6. Prosedur Penelitian
Dalam pelaksanaan penelitian ini ada beberapa prosedur yang dilalui, yaitu:
1. Tahapan Pendahuluan
a. Penjajakan awal mencari judul penelitian .
b. Konsultasi dengan dosen pembimbing.
c. Mengajukan desain proposal skripsi.
2. Tahapan Persiapan
a. Melakukan seminar proposal
b. Memperbaiki proposal berdasarkan hasil seminar sesuai saran-saran dari
pembimbing.
c. Meminta surat riset dari Fakultas untuk disampaikan kepada pihak yang
bersangkutan.
24
d. Menyiapkan bahan yang dianggap mendukung dalam penelitian
3. Tahapan Pelaksanaan
a. Melakukan telaah pustaka terhadap subjek dan objek penelitian
b. Mengumpulkan dan mengolah, menganalisis data, kemudian
memasukkannya dalam naskah skripsi.
c. Menyempurnakan naskah laporan penelitian sesuai dengan saran dan
arahan dosen pembimbing dan asisten.
4. Tahapan Penyusunan laporan
a. Menyerahkan naskah skripsi yang utuh kepada dosen pembimbing untuk
dikoreksi, diperbaiki, dan selanjutnya disetujui.

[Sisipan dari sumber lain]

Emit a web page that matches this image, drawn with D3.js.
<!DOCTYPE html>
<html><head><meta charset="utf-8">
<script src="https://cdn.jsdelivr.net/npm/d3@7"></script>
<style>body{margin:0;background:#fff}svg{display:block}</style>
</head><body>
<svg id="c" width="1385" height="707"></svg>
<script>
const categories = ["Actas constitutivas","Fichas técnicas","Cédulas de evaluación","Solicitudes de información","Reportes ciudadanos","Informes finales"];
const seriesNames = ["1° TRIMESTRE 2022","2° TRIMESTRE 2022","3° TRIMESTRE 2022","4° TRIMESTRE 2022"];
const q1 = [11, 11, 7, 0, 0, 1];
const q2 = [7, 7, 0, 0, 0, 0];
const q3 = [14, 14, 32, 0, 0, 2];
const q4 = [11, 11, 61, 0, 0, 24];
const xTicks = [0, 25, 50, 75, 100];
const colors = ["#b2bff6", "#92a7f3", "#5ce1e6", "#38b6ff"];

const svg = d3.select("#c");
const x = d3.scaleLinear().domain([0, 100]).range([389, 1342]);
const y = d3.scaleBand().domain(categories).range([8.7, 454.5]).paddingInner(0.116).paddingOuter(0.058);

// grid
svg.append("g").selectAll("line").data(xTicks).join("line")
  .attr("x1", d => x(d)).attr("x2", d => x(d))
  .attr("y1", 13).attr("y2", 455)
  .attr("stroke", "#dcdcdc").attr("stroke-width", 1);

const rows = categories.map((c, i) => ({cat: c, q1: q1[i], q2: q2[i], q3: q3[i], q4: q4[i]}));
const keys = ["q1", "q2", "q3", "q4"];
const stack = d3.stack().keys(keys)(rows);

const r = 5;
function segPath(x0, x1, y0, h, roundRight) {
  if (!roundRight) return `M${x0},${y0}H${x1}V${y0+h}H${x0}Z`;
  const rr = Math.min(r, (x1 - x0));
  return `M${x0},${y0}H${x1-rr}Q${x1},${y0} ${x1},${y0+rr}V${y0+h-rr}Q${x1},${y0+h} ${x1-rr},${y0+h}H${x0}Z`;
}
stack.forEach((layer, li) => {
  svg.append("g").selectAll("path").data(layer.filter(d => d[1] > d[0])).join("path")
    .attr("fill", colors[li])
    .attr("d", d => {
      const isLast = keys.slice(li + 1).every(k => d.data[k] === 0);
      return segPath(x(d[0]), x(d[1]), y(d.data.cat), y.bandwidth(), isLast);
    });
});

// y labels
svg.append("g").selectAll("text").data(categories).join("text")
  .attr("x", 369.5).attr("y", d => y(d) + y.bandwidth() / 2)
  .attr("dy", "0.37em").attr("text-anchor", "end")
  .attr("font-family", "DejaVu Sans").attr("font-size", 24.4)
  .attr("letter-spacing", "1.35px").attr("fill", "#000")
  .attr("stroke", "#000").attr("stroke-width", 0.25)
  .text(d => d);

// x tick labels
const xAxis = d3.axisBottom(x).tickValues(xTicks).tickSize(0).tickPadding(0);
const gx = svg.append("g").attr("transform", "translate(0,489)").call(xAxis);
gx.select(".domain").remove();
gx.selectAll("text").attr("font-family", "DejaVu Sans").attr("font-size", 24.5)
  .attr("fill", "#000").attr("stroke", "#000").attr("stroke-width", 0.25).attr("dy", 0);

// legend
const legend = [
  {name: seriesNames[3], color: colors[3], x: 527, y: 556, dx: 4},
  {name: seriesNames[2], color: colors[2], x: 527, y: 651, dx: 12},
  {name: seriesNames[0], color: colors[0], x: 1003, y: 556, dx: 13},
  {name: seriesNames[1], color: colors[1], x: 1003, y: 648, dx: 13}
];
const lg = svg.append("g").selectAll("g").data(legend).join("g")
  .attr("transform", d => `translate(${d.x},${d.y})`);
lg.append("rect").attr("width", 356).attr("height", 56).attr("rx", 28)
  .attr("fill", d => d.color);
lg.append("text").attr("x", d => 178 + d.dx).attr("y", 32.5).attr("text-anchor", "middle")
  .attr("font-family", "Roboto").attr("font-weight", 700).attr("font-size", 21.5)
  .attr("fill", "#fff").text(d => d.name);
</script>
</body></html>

b. Memperbanyak laporan skripsi dan siap untuk diuji dan dipertahankan.
H. Sistematika Penelitian
Untuk memperoleh gambaran secara rinci maka, penyusunan penulisan ini
terdiri dari beberapa bab dengan sistematika penulisan sebagai berikut:
Bab I Pendahuluan yang terdiri dari latar belakang masalah, rumusan
masalah penelitian, operasionalisasi penelitian, tujuan penelitian, signifikansi
penelitian, landasan penelitian, metode penelitian dan sistematika penulisan.
Bab II Tinjauan teoritis tentang poligami menurut Syekh Muhammad Yusuf
Qardhawi yang berisi; biografi Syekh Muhammad Yusuf Qardhawi, Poligami
menurut Syekh Muhammad Yusuf Qardhawi, dan Analisis.
Bab III Penutup yang terdiri dari simpulan dan saran.